個性を磨く
10月29日(火)
【経験値 バリエーションが ものを言う】
子どもの性格は、本当に様々。
同じ家に生まれた兄弟、姉妹であっても与えられている環境は同じでも、嗜好や苦手分野も大きく異なっていますね。
不思議な程全く違う性格となり、「友達関係も実にはっきりとそれぞれに特徴が出ていて・・。」
と、よくお母様からもご相談を受けることがあります。
2,3年に一度ぐらいの割合で、双子のお子さんをお預かりする機会がありますが、2人とも全く違ったものに関心があり、そのことに私もとても興味が湧いてきます。
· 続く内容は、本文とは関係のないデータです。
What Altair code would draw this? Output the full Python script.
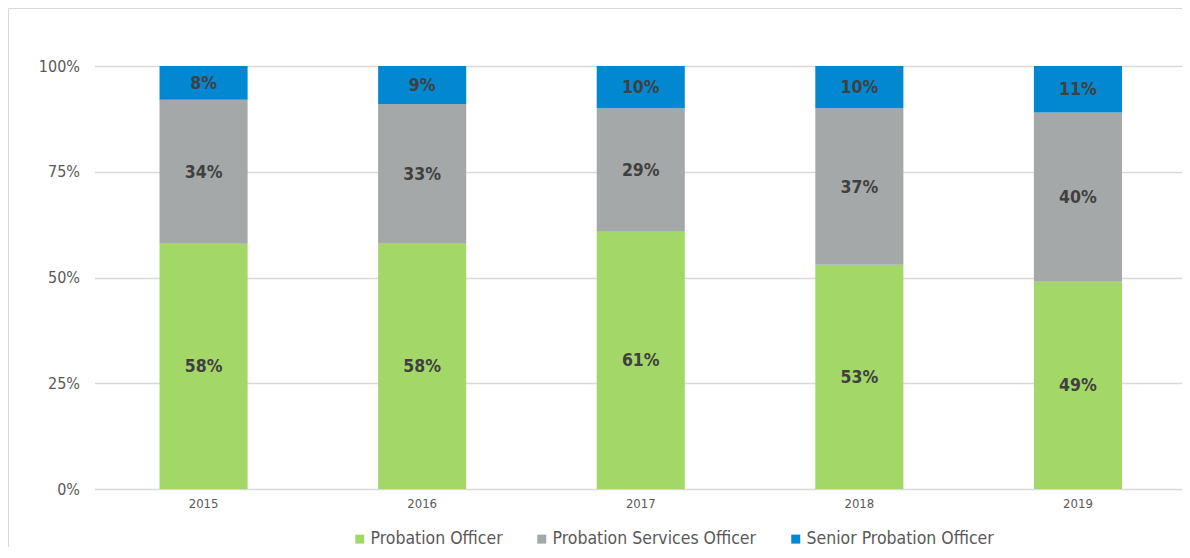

ひとりは本当に慎重派。人の動きをしっかり観察してから、行動し始めます。
もうひとりは、新しいことに出会うと、すぐにキラキラと目を輝かせて興味深々。
もうじっとしてはいられません。
何年か前に、こんな男の子の双子の兄弟と一緒に、楽しい時間を送ったことがあります。
お母さんにとっては、初めての子育てで、いきなり2児の母。
ましてや男の子ということもあり、当然じっとしておとなしく・・というには程遠く、ただただ時間が休む間もなく過ぎ去っておられました。
日々、次々といろいろな出来事が繰り広げられます。
活発なひとりは、教室にあって家にないものを見つけると一目散に突進していき、食い入るように観察しています。
好奇心旺盛で、すぐに手にとってどうなっているのかを確かめないと気がすみません。
そんな様子を、もうひとりは、椅子に座ってニコニコしながら、見つめていました。
お母さんは、ひとりには落ち着きを、もうひとりには、ほんの少し積極性を持って欲しいと願っておられましたが、なかなか上手くはいきません。
「毎日が、戦場のようです・・。」
と、つぶやきながら話しておられました。
しばらくすると、2人に平等に同じものを・・との思いから、スイミングスクールへ通いはじめました。
しかし、予測は出来たことですが、2人の進むペースが瞬く間に違ってきて、数か月すると同じ時間に通わせることが出来なくなってきました。
ここで、初めてお母さんは、
「平等について考えてしまいました。」
と、相談に来られました。
「同じものを与えることが重要ではなく、同じようにそれぞれが充実感を感じているかが大切なのかもしれませんね。」
「それぞれの個性を認めて、違っていて良いのだということを当たり前のこととして受け入れること。」
こんな風にお話した記憶が、今でもよく思い出されます。
同じ環境の中で過ごしても、観たり聞いたりした時の感じ方は、それぞれに違っています。
だからこそ、個性が磨かれるのではないでしょうか。
様々な経験が大切であることに変わりはありませんが、そこでどう感じたかは、個々に違っているからこそ、
自分の歩いていく方向が見えてくるのだと思います。
多くの経験が、それぞれの自分の引き出しに、ひとつずつしまいこまれていくのだと思うと、毎日が本当に楽しくて仕方がない気がしています。